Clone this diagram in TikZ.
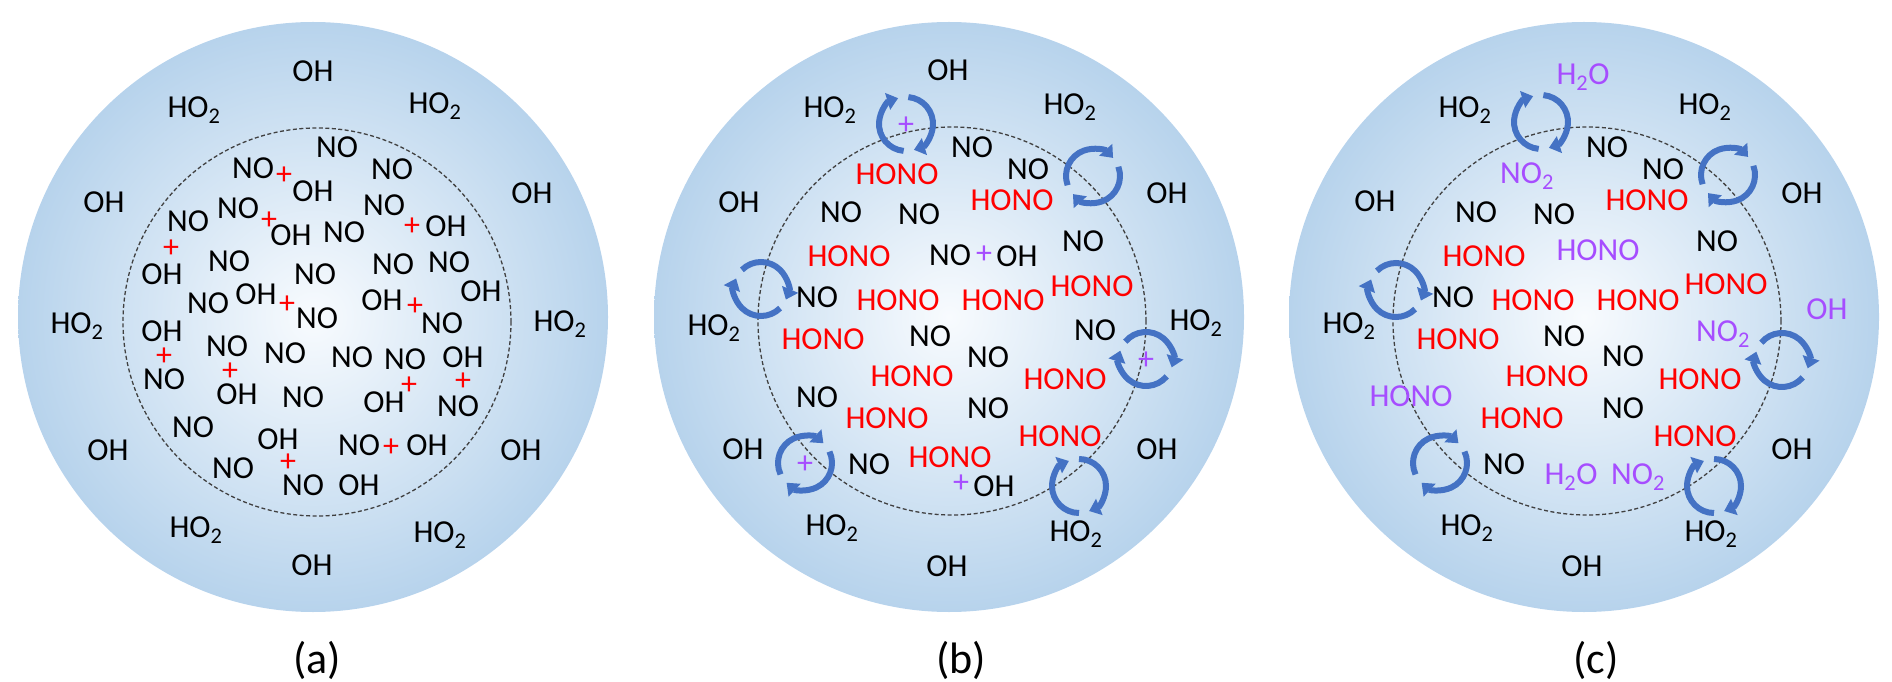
\documentclass[tikz,border=0pt]{standalone}
\usepackage{fontspec}
\setmainfont{Carlito}
\usetikzlibrary{arrows.meta}

\definecolor{halo}{RGB}{183,211,236}
\definecolor{core}{RGB}{248,251,254}
\definecolor{cyc}{RGB}{68,114,196}
\definecolor{lilac}{RGB}{166,77,255}

% two curved arrows turning clockwise round (#1,#2), first one starting at angle #3
\newcommand{\recyc}[3]{%
	\draw[cycarrow] (#1,#2) ++(#3:27) arc[start angle=#3, end angle=#3-158, radius=27];
	\draw[cycarrow] (#1,#2) ++(#3+180:27) arc[start angle=#3+180, end angle=#3+22, radius=27];
}

\begin{document}
\begin{tikzpicture}[x=1pt,y=1pt]
	\tikzstyle{drop}=[circle,minimum size=590pt,inner color=core,outer color=halo]
	\tikzstyle{rim}=[circle,draw=black!75,line width=1.3pt,dash pattern=on 4pt off 2.5pt,minimum size=388pt]
	\tikzstyle{sp}=[inner sep=0pt,text height=20.6pt,text depth=0pt,font=\fontsize{32}{38}\selectfont]
	\tikzstyle{blk}=[sp,text=black]
	\tikzstyle{hono}=[sp,text=red]
	\tikzstyle{lil}=[sp,text=lilac]
	\tikzstyle{panel}=[font=\fontsize{44}{52}\selectfont]
	\tikzstyle{cycarrow}=[draw=cyc,line width=6pt,-{Triangle[width=17pt,length=11pt]}]
	\useasboundingbox (0,0) rectangle (1892,681);

	% (a)
	\begin{scope}[shift={(313,364)}]
		\node[drop] (dropA) at (0,0) {};
		\node[rim] (rimA) at (4,-5) {};
		\foreach \x/\y [count=\i] in {0/246,-209/115,219/124,-205/-133,208/-133,-1/-248}
			\node[blk] (aOHo\i) at (\x,\y) {OH};
		\foreach \x/\y [count=\i] in {-119/210,122/214,-236/-6,247/-4,-117/-210,127/-215}
			\node[blk] (aHO\i) at (\x,\y) {HO\textsubscript{2}};
		\foreach \x/\y [count=\i] in {24/170,-60/149,79/148,-75/109,31/85,71/112,-125/96,-84/56,2/43,80/53,136/55,-105/14,4/-1,129/-6,-149/-62,-86/-29,-28/-36,39/-40,92/-42,145/-89,-10/-80,-120/-110,-80/-151,-10/-168,46/-128}
			\node[blk] (aNO\i) at (\x,\y) {NO};
		\foreach \x/\y [count=\i] in {0/126,-22/82,133/91,-151/43,168/26,-57/23,69/17,-151/-14,-76/-77,150/-40,71/-85,-35/-122,46/-168,114/-128}
			\node[blk] (aOH\i) at (\x,\y) {OH};
		\foreach \x/\y [count=\i] in {-29/143,-44/98,99/92,-142/70,-26/14,102/12,-149/-38,-83/-53,96/-67,150/-63,-25/-144,78/-129}
			\node[hono] (aP\i) at (\x,\y) {+};
		\node[panel] (capA) at (4,-343) {(a)};
	\end{scope}

	% (b)
	\begin{scope}[shift={(949,364)}]
		\node[drop] (dropB) at (0,0) {};
		\node[rim] (rimB) at (3,-4) {};
		\foreach \x/\y [count=\i] in {-1/247,-210/115,218/124,-206/-132,208/-132,-2/-249}
			\node[blk] (bOHo\i) at (\x,\y) {OH};
		\foreach \x/\y [count=\i] in {-119/210,121/213,-235/-8,247/-3,-117/-208,127/-214}
			\node[blk] (bHO\i) at (\x,\y) {HO\textsubscript{2}};
		\foreach \x/\y [count=\i] in {23/170,79/148,-108/105,-30/103,134/76,1/62,-132/20,-19/-19,146/-13,39/-40,-132/-80,39/-91,-80/-147}
			\node[blk] (bNO\i) at (\x,\y) {NO};
		\foreach \x/\y [count=\i] in {-52/143,63/117,-100/61,143/31,-51/17,54/17,-126/-22,-37/-59,116/-62,-62/-101,111/-119,1/-140}
			\node[hono] (bHONO\i) at (\x,\y) {HONO};
		\node[blk] (bOH1) at (68,61) {OH};
		\node[blk] (bOH2) at (45,-169) {OH};
		\foreach \x/\y [count=\i] in {35/64,12/-165,-43/193,197/-42,-144/-146}
			\node[lil] (bP\i) at (\x,\y) {+};
		\recyc{-43}{193}{85}
		\recyc{144}{141}{200}
		\recyc{-188}{28}{135}
		\recyc{197}{-42}{140}
		\recyc{-144}{-146}{205}
		\recyc{130}{-169}{90}
		\node[panel] (capB) at (12,-343) {(b)};
	\end{scope}

	% (c)
	\begin{scope}[shift={(1584,364)}]
		\node[drop] (dropC) at (0,0) {};
		\node[rim] (rimC) at (3,-4) {};
		\foreach \x/\y [count=\i] in {-209/116,218/124,208/-132,-2/-249}
			\node[blk] (cOHo\i) at (\x,\y) {OH};
		\foreach \x/\y [count=\i] in {-119/210,121/213,-235/-6,-117/-208,127/-214}
			\node[blk] (cHO\i) at (\x,\y) {HO\textsubscript{2}};
		\foreach \x/\y [count=\i] in {23/170,79/148,-108/105,-30/103,133/76,-131/20,-20/-19,39/-39,39/-91,-80/-147}
			\node[blk] (cNO\i) at (\x,\y) {NO};
		\foreach \x/\y [count=\i] in {63/117,-100/61,142/33,-51/17,54/17,-126/-22,-37/-59,116/-62,-62/-101,111/-119}
			\node[hono] (cHONO\i) at (\x,\y) {HONO};
		\node[lil] (cH2O1) at (-1,243) {H\textsubscript{2}O};
		\node[lil] (cOH1) at (243,8) {OH};
		\node[lil] (cNO2a) at (-57,144) {NO\textsubscript{2}};
		\node[lil] (cHONOa) at (14,67) {HONO};
		\node[lil] (cNO2b) at (139,-14) {NO\textsubscript{2}};
		\node[lil] (cH2O2) at (-13,-157) {H\textsubscript{2}O};
		\node[lil] (cNO2c) at (54,-157) {NO\textsubscript{2}};
		\node[lil] (cHONOb) at (-173,-79) {HONO};
		\recyc{-43}{195}{85}
		\recyc{144}{142}{200}
		\recyc{-188}{27}{135}
		\recyc{198}{-43}{140}
		\recyc{-144}{-146}{205}
		\recyc{130}{-169}{90}
		\node[panel] (capC) at (12,-343) {(c)};
	\end{scope}
\end{tikzpicture}
\end{document}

### Stated goal
Your task is to repeat the data above exactly while excluding the pictures.

### Result of this exercise
Clone this diagram in TikZ.
\documentclass[tikz,border=0pt]{standalone}
\usepackage{fontspec}
\setmainfont{Carlito}
\usetikzlibrary{arrows.meta}

\definecolor{halo}{RGB}{183,211,236}
\definecolor{core}{RGB}{248,251,254}
\definecolor{cyc}{RGB}{68,114,196}
\definecolor{lilac}{RGB}{166,77,255}

% two curved arrows turning clockwise round (#1,#2), first one starting at angle #3
\newcommand{\recyc}[3]{%
	\draw[cycarrow] (#1,#2) ++(#3:27) arc[start angle=#3, end angle=#3-158, radius=27];
	\draw[cycarrow] (#1,#2) ++(#3+180:27) arc[start angle=#3+180, end angle=#3+22, radius=27];
}

\begin{document}
\begin{tikzpicture}[x=1pt,y=1pt]
	\tikzstyle{drop}=[circle,minimum size=590pt,inner color=core,outer color=halo]
	\tikzstyle{rim}=[circle,draw=black!75,line width=1.3pt,dash pattern=on 4pt off 2.5pt,minimum size=388pt]
	\tikzstyle{sp}=[inner sep=0pt,text height=20.6pt,text depth=0pt,font=\fontsize{32}{38}\selectfont]
	\tikzstyle{blk}=[sp,text=black]
	\tikzstyle{hono}=[sp,text=red]
	\tikzstyle{lil}=[sp,text=lilac]
	\tikzstyle{panel}=[font=\fontsize{44}{52}\selectfont]
	\tikzstyle{cycarrow}=[draw=cyc,line width=6pt,-{Triangle[width=17pt,length=11pt]}]
	\useasboundingbox (0,0) rectangle (1892,681);

	% (a)
	\begin{scope}[shift={(313,364)}]
		\node[drop] (dropA) at (0,0) {};
		\node[rim] (rimA) at (4,-5) {};
		\foreach \x/\y [count=\i] in {0/246,-209/115,219/124,-205/-133,208/-133,-1/-248}
			\node[blk] (aOHo\i) at (\x,\y) {OH};
		\foreach \x/\y [count=\i] in {-119/210,122/214,-236/-6,247/-4,-117/-210,127/-215}
			\node[blk] (aHO\i) at (\x,\y) {HO\textsubscript{2}};
		\foreach \x/\y [count=\i] in {24/170,-60/149,79/148,-75/109,31/85,71/112,-125/96,-84/56,2/43,80/53,136/55,-105/14,4/-1,129/-6,-149/-62,-86/-29,-28/-36,39/-40,92/-42,145/-89,-10/-80,-120/-110,-80/-151,-10/-168,46/-128}
			\node[blk] (aNO\i) at (\x,\y) {NO};
		\foreach \x/\y [count=\i] in {0/126,-22/82,133/91,-151/43,168/26,-57/23,69/17,-151/-14,-76/-77,150/-40,71/-85,-35/-122,46/-168,114/-128}
			\node[blk] (aOH\i) at (\x,\y) {OH};
		\foreach \x/\y [count=\i] in {-29/143,-44/98,99/92,-142/70,-26/14,102/12,-149/-38,-83/-53,96/-67,150/-63,-25/-144,78/-129}
			\node[hono] (aP\i) at (\x,\y) {+};
		\node[panel] (capA) at (4,-343) {(a)};
	\end{scope}

	% (b)
	\begin{scope}[shift={(949,364)}]
		\node[drop] (dropB) at (0,0) {};
		\node[rim] (rimB) at (3,-4) {};
		\foreach \x/\y [count=\i] in {-1/247,-210/115,218/124,-206/-132,208/-132,-2/-249}
			\node[blk] (bOHo\i) at (\x,\y) {OH};
		\foreach \x/\y [count=\i] in {-119/210,121/213,-235/-8,247/-3,-117/-208,127/-214}
			\node[blk] (bHO\i) at (\x,\y) {HO\textsubscript{2}};
		\foreach \x/\y [count=\i] in {23/170,79/148,-108/105,-30/103,134/76,1/62,-132/20,-19/-19,146/-13,39/-40,-132/-80,39/-91,-80/-147}
			\node[blk] (bNO\i) at (\x,\y) {NO};
		\foreach \x/\y [count=\i] in {-52/143,63/117,-100/61,143/31,-51/17,54/17,-126/-22,-37/-59,116/-62,-62/-101,111/-119,1/-140}
			\node[hono] (bHONO\i) at (\x,\y) {HONO};
		\node[blk] (bOH1) at (68,61) {OH};
		\node[blk] (bOH2) at (45,-169) {OH};
		\foreach \x/\y [count=\i] in {35/64,12/-165,-43/193,197/-42,-144/-146}
			\node[lil] (bP\i) at (\x,\y) {+};
		\recyc{-43}{193}{85}
		\recyc{144}{141}{200}
		\recyc{-188}{28}{135}
		\recyc{197}{-42}{140}
		\recyc{-144}{-146}{205}
		\recyc{130}{-169}{90}
		\node[panel] (capB) at (12,-343) {(b)};
	\end{scope}

	% (c)
	\begin{scope}[shift={(1584,364)}]
		\node[drop] (dropC) at (0,0) {};
		\node[rim] (rimC) at (3,-4) {};
		\foreach \x/\y [count=\i] in {-209/116,218/124,208/-132,-2/-249}
			\node[blk] (cOHo\i) at (\x,\y) {OH};
		\foreach \x/\y [count=\i] in {-119/210,121/213,-235/-6,-117/-208,127/-214}
			\node[blk] (cHO\i) at (\x,\y) {HO\textsubscript{2}};
		\foreach \x/\y [count=\i] in {23/170,79/148,-108/105,-30/103,133/76,-131/20,-20/-19,39/-39,39/-91,-80/-147}
			\node[blk] (cNO\i) at (\x,\y) {NO};
		\foreach \x/\y [count=\i] in {63/117,-100/61,142/33,-51/17,54/17,-126/-22,-37/-59,116/-62,-62/-101,111/-119}
			\node[hono] (cHONO\i) at (\x,\y) {HONO};
		\node[lil] (cH2O1) at (-1,243) {H\textsubscript{2}O};
		\node[lil] (cOH1) at (243,8) {OH};
		\node[lil] (cNO2a) at (-57,144) {NO\textsubscript{2}};
		\node[lil] (cHONOa) at (14,67) {HONO};
		\node[lil] (cNO2b) at (139,-14) {NO\textsubscript{2}};
		\node[lil] (cH2O2) at (-13,-157) {H\textsubscript{2}O};
		\node[lil] (cNO2c) at (54,-157) {NO\textsubscript{2}};
		\node[lil] (cHONOb) at (-173,-79) {HONO};
		\recyc{-43}{195}{85}
		\recyc{144}{142}{200}
		\recyc{-188}{27}{135}
		\recyc{198}{-43}{140}
		\recyc{-144}{-146}{205}
		\recyc{130}{-169}{90}
		\node[panel] (capC) at (12,-343) {(c)};
	\end{scope}
\end{tikzpicture}
\end{document}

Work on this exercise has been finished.